Machines replacing bartenders to speed drinks at casino
Thursday 13th February 2020
BOSTON -- Encore Boston Harbor will replace some bartenders with automatic drink-dispensing machines in hopes of speeding up alcohol beverage service for gamblers under a set of alcohol license amendments approved by regulators Thursday.
Warren Richards, Encore Boston Harbor's executive director of food and beverage, said the slow speed of complimentary beverage service is one of the most frequent complaints from gamblers. He said it's common for drink service from servers roving the gaming floor to take as much as an hour.
After looking into it, Richards said Encore discovered the problem stemmed from having eight to 10 servers bringing drink orders to a single bartender at the behind-the-scenes service bars. Encore plans to replace most of those bartenders with "EasyBar self-service towers" that will allow the servers to dispense the drinks themselves.
"We replace the bottleneck with four different places that someone can approach, so now you're taking eight [servers] and spreading them across four [drink service areas] instead of eight all going to one," Richards said. "Our hope is this will, as much as four times, improve the service of drinks going out to the casino floor."
Commissioner Gayle Cameron asked Richards about comments the commission received expressing concern with the possibility that hastening the speed of alcohol service would lead to more intoxicated patrons.
The casino executive said the projected new speed of drink service will bring the casino into line with the service plan approved before the facility opened in which no guest is to be served more than three drinks per hour.
Richards also addressed concerns previously raised in the press about the elimination of bartender jobs at the new Everett casino. He said roughly 40 bartenders would be affected by the change, and that 30 of them have already accepted other positions at Encore Boston Harbor.

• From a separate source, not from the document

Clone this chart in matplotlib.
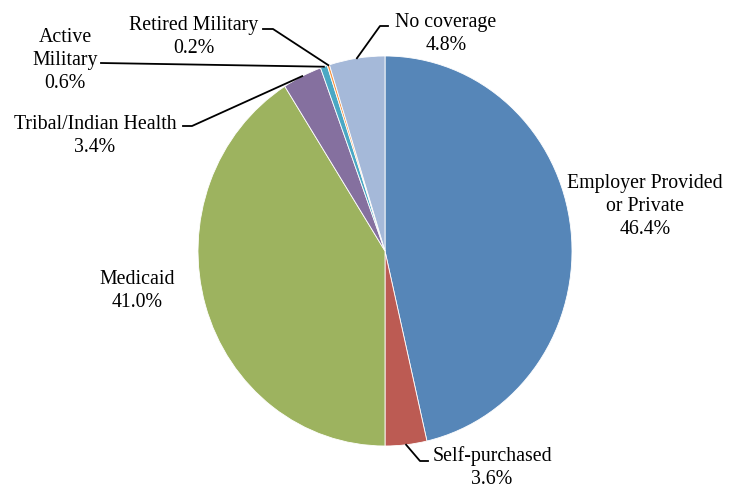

"A lot of them actually moved into a higher hourly rate position stocking the bars with all of the product which is now automated," he said.
The commission also OK'ed Thursday an Encore plan to convert a gaming salon in its high limits area into a VIP lounge for guests who belong to the highest tier of Encore's players' club. The VIP lounge would be accessible by card or invitation only and guests would be able to relax and be served complimentary beverages while taking a break from gambling.
"Essentially, the proposition is to remove those tables, add some lounge furniture and have a licensed employee provide beverage service to those guests during the approved hours," Richards said.
He described the kind of food and drinks guests could get in the VIP lounge as "a croissant, a cup of coffee, potentially a glass of wine, beer or a cocktail." Richards said the lounge is expected to accommodate 10 to 15 guests at a time and that right now only about 200 gamblers have a high enough status with Encore to be eligible to use the VIP space.